• [Set task]:
Pull out exactly the lines from the line containing "Convert this chart to Plotly.js code." to the line containing "0.0141, 0.0131, 0.0049];", both lines included, with pictures removed from the copy.
— start of Records provided —
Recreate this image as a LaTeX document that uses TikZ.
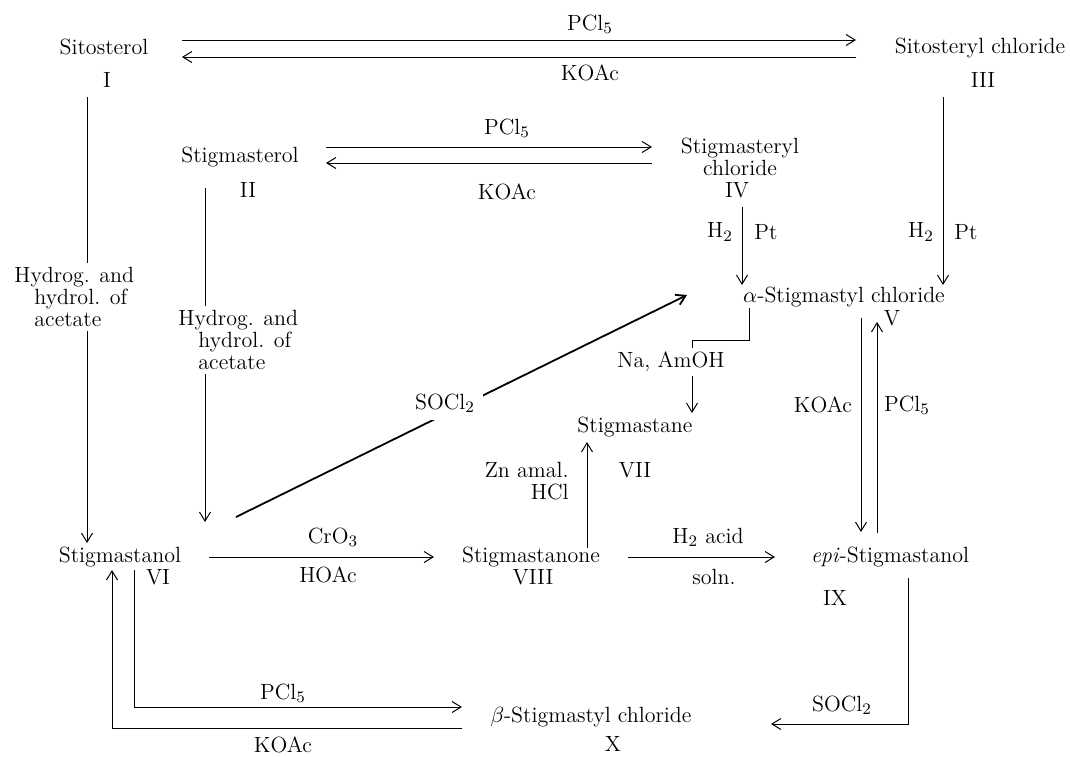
\documentclass[tikz,border=0pt]{standalone}
\usetikzlibrary{arrows.meta}
\tikzset{
  lbl/.style={inner sep=1pt, font=\fontsize{11}{11}\selectfont},
  cover/.style={lbl, fill=white, inner sep=2pt},
  ln/.style={line width=0.5pt},
  arr/.style={ln, -{Straight Barb[length=4.5pt,width=5.5pt]}},
  bold/.style={line width=0.9pt}
}
\begin{document}
\begin{tikzpicture}[x=0.5pt,y=-0.5pt]
\useasboundingbox (0,0) rectangle (1070,756);
% compounds
\node[lbl] (sito) at (104,47) {Sitosterol};
\node[lbl] (sitoN) at (107,80) {I};
\node[lbl] (sitocl) at (980,48) {Sitosteryl chloride};
\node[lbl] (sitoclN) at (983,80) {III};
\node[lbl] (stig) at (240,157) {Stigmasterol};
\node[lbl] (stigN) at (248,190) {II};
\node[lbl,align=center] (stigcl) at (740,157) {Stigmasteryl\\chloride};
\node[lbl] (stigclN) at (737,190) {IV};
\node[lbl] (acl) at (844,297) {$\alpha$-Stigmastyl chloride};
\node[lbl] (aclN) at (892,318) {V};
\node[lbl] (stane) at (635,427) {Stigmastane};
\node[lbl] (staneN) at (635,470) {VII};
\node[lbl] (stanol) at (120,557) {Stigmastanol};
\node[lbl] (stanolN) at (158,577) {VI};
\node[lbl] (stanone) at (531,557) {Stigmastanone};
\node[lbl] (stanoneN) at (533,577) {VIII};
\node[lbl] (epi) at (890,557) {\textit{epi}-Stigmastanol};
\node[lbl] (epiN) at (835,598) {IX};
\node[lbl] (bcl) at (591,717) {$\beta$-Stigmastyl chloride};
\node[lbl] (bclN) at (613,744) {X};
% connector end points
\coordinate (t1a) at (182,40); \coordinate (t1b) at (856,40);
\coordinate (t2a) at (856,57); \coordinate (t2b) at (182,57);
\coordinate (m1a) at (326,147); \coordinate (m1b) at (652,147);
\coordinate (m2a) at (652,163); \coordinate (m2b) at (326,163);
\coordinate (la) at (87,97); \coordinate (lb) at (87,543);
\coordinate (ma) at (205,188); \coordinate (mb) at (205,522);
\coordinate (ra) at (943,97); \coordinate (rb) at (943,285);
\coordinate (iva) at (742,207); \coordinate (ivb) at (742,285);
\coordinate (da) at (236,517); \coordinate (db) at (687,295);
\coordinate (na) at (749,308); \coordinate (nb) at (692,413);
\coordinate (za) at (587,548); \coordinate (zb) at (587,442);
\coordinate (ka) at (861,318); \coordinate (kb) at (861,532);
\coordinate (pa) at (877,533); \coordinate (pb) at (877,322);
\coordinate (ca) at (209,557); \coordinate (cb) at (434,557);
\coordinate (ha) at (628,557); \coordinate (hb) at (775,557);
\coordinate (sa) at (908,578); \coordinate (sb) at (771,724);
\coordinate (ba) at (134,570); \coordinate (bb) at (462,707);
\coordinate (ka2) at (462,728); \coordinate (kc) at (112,728); \coordinate (kb2) at (112,570);
% connectors
\draw[arr] (t1a) -- (t1b);
\draw[arr] (t2a) -- (t2b);
\draw[arr] (m1a) -- (m1b);
\draw[arr] (m2a) -- (m2b);
\draw[arr] (la) -- (lb);
\draw[arr] (ma) -- (mb);
\draw[arr] (ra) -- (rb);
\draw[arr] (iva) -- (ivb);
\draw[arr,bold] (da) -- (db);
\draw[arr] (na) |- (692,340) -- (nb);
\draw[arr] (za) -- (zb);
\draw[arr] (ka) -- (kb);
\draw[arr] (pa) -- (pb);
\draw[arr] (ca) -- (cb);
\draw[arr] (ha) -- (hb);
\draw[arr] (sa) |- (sb);
\draw[arr] (ba) |- (bb);
\draw[arr] (ka2) -- (kc) -- (kb2);
% reagents
\node[lbl] (r1) at (590,24) {PCl$_5$};
\node[lbl] (r2) at (590,73) {KOAc};
\node[lbl] (r3) at (507,128) {PCl$_5$};
\node[lbl] (r4) at (507,192) {KOAc};
\node[cover,anchor=west,align=left] (r5) at (10,297) {Hydrog. and\\\hspace*{10pt}hydrol. of\\\hspace*{10pt}acetate};
\node[cover,anchor=west,align=left] (r6) at (174,340) {Hydrog. and\\\hspace*{10pt}hydrol. of\\\hspace*{10pt}acetate};
\node[lbl] (r7a) at (720,232) {H$_2$};
\node[lbl] (r7b) at (766,232) {Pt};
\node[lbl] (r8a) at (921,232) {H$_2$};
\node[lbl] (r8b) at (966,232) {Pt};
\node[cover, inner sep=4pt] (r9) at (445,403) {SOCl$_2$};
\node[cover] (r10) at (671,362) {Na, AmOH};
\node[lbl,align=right,anchor=east] (r11) at (571,481) {Zn amal.\\HCl};
\node[lbl] (r12) at (823,405) {KOAc};
\node[lbl] (r13) at (907,405) {PCl$_5$};
\node[lbl] (r14) at (333,537) {CrO$_3$};
\node[lbl] (r15) at (328,575) {HOAc};
\node[lbl] (r16) at (708,537) {H$_2$ acid};
\node[lbl] (r17) at (714,577) {soln.};
\node[lbl] (r18) at (283,693) {PCl$_5$};
\node[lbl] (r19) at (283,745) {KOAc};
\node[lbl] (r20) at (842,705) {SOCl$_2$};
\end{tikzpicture}
\end{document}
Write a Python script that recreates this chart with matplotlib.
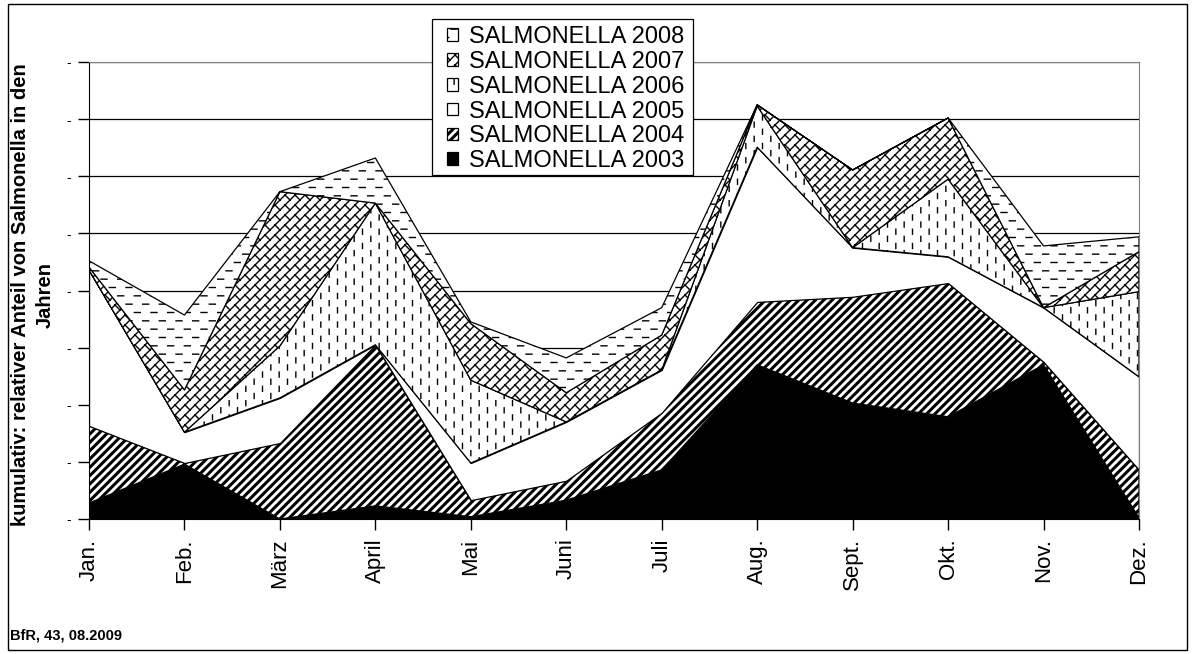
import warnings
import numpy as np
import matplotlib
matplotlib.use('Agg')
import matplotlib.pyplot as plt
import matplotlib.hatch as mhatch
from matplotlib.path import Path
from matplotlib.patches import Rectangle

warnings.filterwarnings('ignore', message='.*hatch must consist.*')

# data (relative share, stacked)
months = ['Jan.', 'Feb.', 'März', 'April', 'Mai', 'Juni', 'Juli', 'Aug.', 'Sept.', 'Okt.', 'Nov.', 'Dez.']
s2003 = [0.28, 0.96, 0.00, 0.23, 0.04, 0.33, 0.86, 2.70, 2.03, 1.79, 2.70, 0.02]
s2004 = [1.35, 0.02, 1.33, 2.82, 0.29, 0.34, 1.00, 1.10, 1.86, 2.34, 0.05, 0.84]
s2005 = [2.73, 0.54, 0.79, 0.00, 0.65, 1.03, 0.75, 2.71, 0.86, 0.46, 0.95, 1.63]
s2006 = [0.00, 0.00, 0.91, 2.48, 1.45, 0.00, 0.00, 0.72, 0.00, 1.36, 0.00, 1.49]
s2007 = [0.05, 0.74, 2.70, 0.00, 0.99, 0.51, 0.61, 0.02, 1.36, 1.07, 0.00, 0.70]
s2008 = [0.11, 1.31, 0.00, 0.79, 0.03, 0.61, 0.48, 0.00, 0.00, 0.00, 1.08, 0.26]
labels = ['SALMONELLA 2003', 'SALMONELLA 2004', 'SALMONELLA 2005',
          'SALMONELLA 2006', 'SALMONELLA 2007', 'SALMONELLA 2008']


# ---------------------------------------------------------------------------
# Excel-like fill patterns as extra hatch types
def seg_pattern(segs):
    segs = np.asarray(segs, float).reshape(-1, 2, 2)
    verts = segs.reshape(-1, 2)
    codes = np.tile([Path.MOVETO, Path.LINETO], len(segs)).astype(Path.code_type)
    return verts, codes


def vdash():
    segs = []
    for i in range(12):
        x = (i + 0.5) / 12
        for j in range(7):
            yc = (j + 0.5 * (i % 2)) / 7 + 0.04
            segs.append([[x, yc - 0.025], [x, yc + 0.025]])
    return seg_pattern(segs)


def hdash():
    segs = []
    for j in range(12):
        y = (j + 0.5) / 12
        for i in range(6):
            xc = (i + 0.5 * (j % 2)) / 6 + 0.04
            segs.append([[xc - 0.03, y], [xc + 0.03, y]])
    return seg_pattern(segs)


def brick(n=10, m=10):
    # long "/" lines plus short "\" joints, staggered by half a brick
    segs = []
    for k in range(-n, n + 1):
        c = k / n
        segs.append([[-0.05, -0.05 + c], [1.05, 1.05 + c]])
    for k in range(-n - 1, n + 1):
        c = k / n
        for j in range(-2 * m, 3 * m):
            s = (j + 0.5 * (k % 2)) * 2.0 / m
            x0 = (s - c) / 2
            y0 = x0 + c
            x1, y1 = x0 - 0.5 / n, y0 + 0.5 / n
            if max(x0, x1) < 0 or min(x0, x1) > 1 or max(y0, y1) < 0 or min(y0, y1) > 1:
                continue
            segs.append([[x0, y0], [x1, y1]])
    return seg_pattern(segs)


def stripes(n=12, w=0.023):
    verts, codes = [], []
    for k in range(-n - 1, n + 1):
        c = k / n
        verts += [(-0.1, -0.1 + c), (1.1, 1.1 + c), (1.1, 1.1 + c + w), (-0.1, -0.1 + c + w), (0, 0)]
        codes += [Path.MOVETO, Path.LINETO, Path.LINETO, Path.LINETO, Path.CLOSEPOLY]
    return np.array(verts, float), np.array(codes, Path.code_type)


def make_hatch(ch, builder):
    class _H(mhatch.HatchPatternBase):
        def __init__(self, hatch, density):
            if ch in hatch:
                self.verts, self.codes = builder()
            else:
                self.verts, self.codes = np.empty((0, 2)), np.empty(0, Path.code_type)
            self.num_vertices = len(self.verts)

        def set_vertices_and_codes(self, vertices, codes):
            vertices[:] = self.verts
            codes[:] = self.codes
    return _H


mhatch._hatch_types.extend([make_hatch('v', vdash), make_hatch('h', hdash),
                            make_hatch('b', brick), make_hatch('s', stripes)])

# ---------------------------------------------------------------------------
plt.rcParams['font.family'] = ['Liberation Sans', 'DejaVu Sans']
plt.rcParams['hatch.linewidth'] = 1.0
plt.rcParams['hatch.color'] = 'black'

W, H = 1195, 654
fig = plt.figure(figsize=(W / 100, H / 100), dpi=100)
ax = fig.add_axes([89 / W, 1 - 519 / H, (1139 - 89) / W, (519 - 62) / H])

x = np.arange(len(months))
series = [s2003, s2004, s2005, s2006, s2007, s2008]
faces = ['black', 'white', 'white', 'white', 'white', 'white']
hatches = [None, 's', None, 'v', 'b', 'h']

bottom = np.zeros(len(months))
handles = []
for vals, fc, hh, lab in zip(series, faces, hatches, labels):
    top = bottom + np.array(vals)
    coll = ax.fill_between(x, bottom, top, facecolor=fc, edgecolor='black',
                           linewidth=0.9, hatch=hh, label=lab, zorder=2)
    handles.append(coll)
    bottom = top

ax.set_xlim(0, len(months) - 1)
ax.set_ylim(0, 8)
ax.set_yticks(range(0, 9))
ax.set_yticklabels(['-'] * 9, fontsize=10)
ax.set_xticks(x)
ax.set_xticklabels(months, rotation=90, fontsize=16)
ax.tick_params(axis='y', length=8, width=1, pad=5)
ax.tick_params(axis='x', length=8, width=1, pad=6)
ax.grid(axis='y', color='black', linewidth=0.9)
ax.set_axisbelow(True)
for side in ['top', 'right']:
    ax.spines[side].set_color('#808080')
for side in ['left', 'bottom']:
    ax.spines[side].set_color('black')

# legend box drawn separately (Excel leaves extra room on the right)
fig.patches.append(Rectangle((432 / W, 1 - 175 / H), (693 - 432) / W, (175 - 19) / H,
                             transform=fig.transFigure, facecolor='white',
                             edgecolor='black', linewidth=0.9, zorder=3))
leg = fig.legend(handles[::-1], labels[::-1], loc='upper left',
                 bbox_to_anchor=(447 / W, 1 - 26 / H), bbox_transform=fig.transFigure,
                 fontsize=17, frameon=False, borderpad=0, labelspacing=0.12,
                 handlelength=0.45, handleheight=0.45, handletextpad=0.5, borderaxespad=0)
leg.set_zorder(4)

fig.text(33 / W, 1 - 295 / H, 'kumulativ: relativer Anteil von Salmonella in den\nJahren',
         rotation=90, ha='center', va='center', fontsize=14.5, fontweight='bold',
         multialignment='center', linespacing=1.4)
fig.text(10 / W, 1 - 635 / H, 'BfR, 43, 08.2009', fontsize=10.5, fontweight='bold',
         ha='left', va='center')

fig.patches.append(Rectangle((8 / W, 4 / H), (1187 - 8) / W, (650 - 4) / H,
                             transform=fig.transFigure, fill=False,
                             edgecolor='black', linewidth=1))

fig.savefig('out.png', dpi=100)
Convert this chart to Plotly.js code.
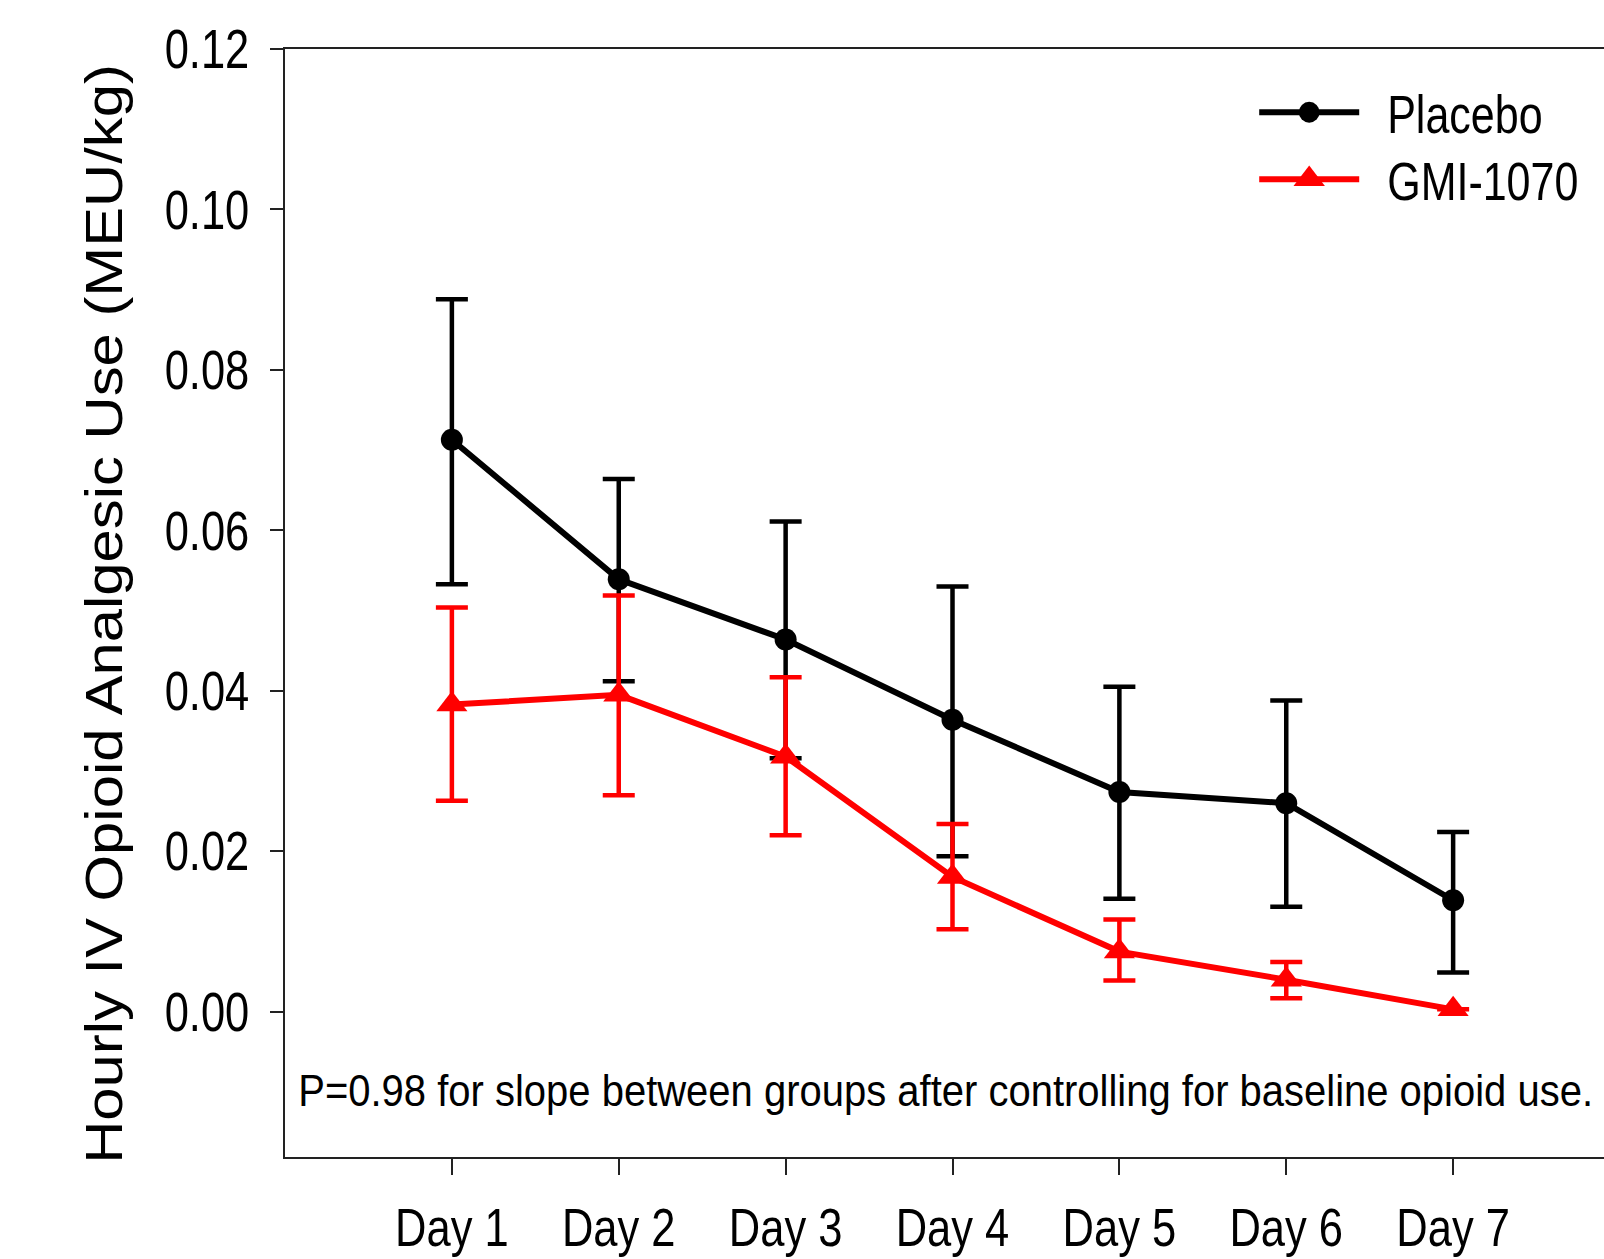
<!DOCTYPE html>
<html>
<head>
<meta charset="utf-8">
<script src="https://cdn.plot.ly/plotly-3.0.1.min.js"></script>
<style>
html, body { margin: 0; padding: 0; overflow: hidden; background: #fff; }
#chart { width: 1640px; height: 1259px; }
</style>
</head>
<body>
<div id="chart"></div>
<script>
// Categories
const days = ['Day 1', 'Day 2', 'Day 3', 'Day 4', 'Day 5', 'Day 6', 'Day 7'];

// Placebo: mean, upper error, lower error (MEU/kg)
const placeboMean  = [0.0713, 0.0539, 0.0464, 0.0364, 0.0274, 0.0260, 0.0139];
const placeboUpper = [0.0888, 0.0664, 0.0611, 0.0530, 0.0405, 0.0388, 0.0224];
const placeboLower = [0.0533, 0.0412, 0.0316, 0.0194, 0.0141, 0.0131, 0.0049];

// GMI-1070: mean, upper error, lower error (MEU/kg)
const gmiMean  = [0.0383, 0.0395, 0.0318, 0.0168, 0.0075, 0.0040, 0.0003];
const gmiUpper = [0.0504, 0.0519, 0.0417, 0.0234, 0.0115, 0.0062, 0.0003];
const gmiLower = [0.0263, 0.0270, 0.0220, 0.0103, 0.0039, 0.0017, 0.0003];

const yTitle = 'Hourly IV Opioid Analgesic Use (MEU/kg)';
const noteText = 'P=0.98 for slope between groups after controlling for baseline opioid use.';

const FONT = 'Liberation Sans, Arial, sans-serif';

const plus = (hi, m) => hi.map((v, i) => Math.max(0, v - m[i]));
const minus = (lo, m) => lo.map((v, i) => Math.max(0, m[i] - v));

const traces = [
  {
    name: 'Placebo', legendgroup: 'a',
    x: days, y: placeboMean,
    type: 'scatter', mode: 'lines+markers',
    line: { color: '#000000', width: 6 },
    marker: { symbol: 'circle', size: 22, color: '#000000' },
    error_y: {
      type: 'data', symmetric: false,
      array: plus(placeboUpper, placeboMean),
      arrayminus: minus(placeboLower, placeboMean),
      color: '#000000', thickness: 4.5, width: 16
    }
  },
  {
    name: 'GMI-1070', legendgroup: 'b',
    x: days, y: gmiMean,
    type: 'scatter', mode: 'lines+markers',
    line: { color: '#ff0000', width: 6 },
    marker: { symbol: 'triangle-up', size: 27, color: '#ff0000' },
    error_y: {
      type: 'data', symmetric: false,
      array: plus(gmiUpper, gmiMean),
      arrayminus: minus(gmiLower, gmiMean),
      color: '#ff0000', thickness: 4.5, width: 16
    }
  }
];

const layout = {
  width: 1640, height: 1259,
  margin: { l: 285, r: 20, t: 49, b: 102 },
  paper_bgcolor: '#ffffff', plot_bgcolor: '#ffffff',
  font: { family: FONT, size: 43, color: '#000000' },
  showlegend: true,
  legend: {
    x: 0.726, y: 0.974, xanchor: 'left', yanchor: 'top',
    bgcolor: 'rgba(0,0,0,0)', borderwidth: 0,
    font: { family: FONT, size: 43, color: '#000000' },
    itemwidth: 100, tracegroupgap: 8
  },
  xaxis: {
    type: 'category',
    range: [-1, 7],
    showgrid: false, zeroline: false,
    showline: true, linecolor: '#222222', linewidth: 2, mirror: true,
    ticks: 'outside', ticklen: 16, tickwidth: 2, tickcolor: '#222222',
    ticklabelstandoff: 16,
    tickfont: { family: FONT, size: 43.5, color: '#000000' }
  },
  yaxis: {
    range: [-0.0181, 0.12],
    tick0: 0, dtick: 0.02, tickformat: '.2f',
    showgrid: false, zeroline: false,
    showline: true, linecolor: '#222222', linewidth: 2, mirror: true,
    ticks: 'outside', ticklen: 13, tickwidth: 2, tickcolor: '#222222',
    ticklabelstandoff: 12,
    tickfont: { family: FONT, size: 43.5, color: '#000000' },
    title: { text: yTitle, standoff: 25, font: { family: FONT, size: 52, color: '#000000' } }
  },
  annotations: [{
    xref: 'paper', yref: 'paper',
    x: 0.0085, y: 0.0596, xanchor: 'left', yanchor: 'middle',
    text: noteText, showarrow: false,
    font: { family: FONT, size: 40, color: '#000000' }
  }]
};

// The reference lettering is tall and narrow; stretch each text about its own centre.
function stretchText(selector, sx, sy, dx, dy) {
  document.querySelectorAll(selector).forEach(function (el) {
    const b = el.getBBox();
    const cx = b.x + b.width / 2, cy = b.y + b.height / 2;
    const t = el.getAttribute('transform') || '';
    el.setAttribute('transform',
      'translate(' + (dx || 0) + ',' + (dy || 0) + ') ' + t +
      ' translate(' + cx + ',' + cy + ') scale(' + sx + ',' + sy + ') translate(' + (-cx) + ',' + (-cy) + ')');
  });
}

Plotly.newPlot('chart', traces, layout, { displayModeBar: false, staticPlot: true }).then(function () {
  // let the legend entries draw outside its computed box
  document.querySelectorAll('#chart .legend [clip-path]').forEach(function (el) {
    el.removeAttribute('clip-path');
  });
  stretchText('#chart .xtick text', 1, 1.22, 0, 0);
  stretchText('#chart .ytick text', 1, 1.26, 0, 0);
  stretchText('#chart .legendtext', 1, 1.25, 23, 0);
  stretchText('#chart .annotation-text', 1, 1.1, 0, 0);
  stretchText('#chart .ytitle', 1.15, 1, 0, 11);
  // larger legend symbols, as in the reference
  document.querySelectorAll('#chart .legend .traces').forEach(function (item, i) {
    item.querySelectorAll('.scatterpts').forEach(function (el) {
      const t = el.getAttribute('transform') || '';
      el.setAttribute('transform', t + ' scale(' + (i === 0 ? 1.3 : 1.7) + ')');
    });
  });
});
</script>
</body>
</html>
— end of Records provided —
• [Written response]:
Convert this chart to Plotly.js code.
<!DOCTYPE html>
<html>
<head>
<meta charset="utf-8">
<script src="https://cdn.plot.ly/plotly-3.0.1.min.js"></script>
<style>
html, body { margin: 0; padding: 0; overflow: hidden; background: #fff; }
#chart { width: 1640px; height: 1259px; }
</style>
</head>
<body>
<div id="chart"></div>
<script>
// Categories
const days = ['Day 1', 'Day 2', 'Day 3', 'Day 4', 'Day 5', 'Day 6', 'Day 7'];

// Placebo: mean, upper error, lower error (MEU/kg)
const placeboMean  = [0.0713, 0.0539, 0.0464, 0.0364, 0.0274, 0.0260, 0.0139];
const placeboUpper = [0.0888, 0.0664, 0.0611, 0.0530, 0.0405, 0.0388, 0.0224];
const placeboLower = [0.0533, 0.0412, 0.0316, 0.0194, 0.0141, 0.0131, 0.0049];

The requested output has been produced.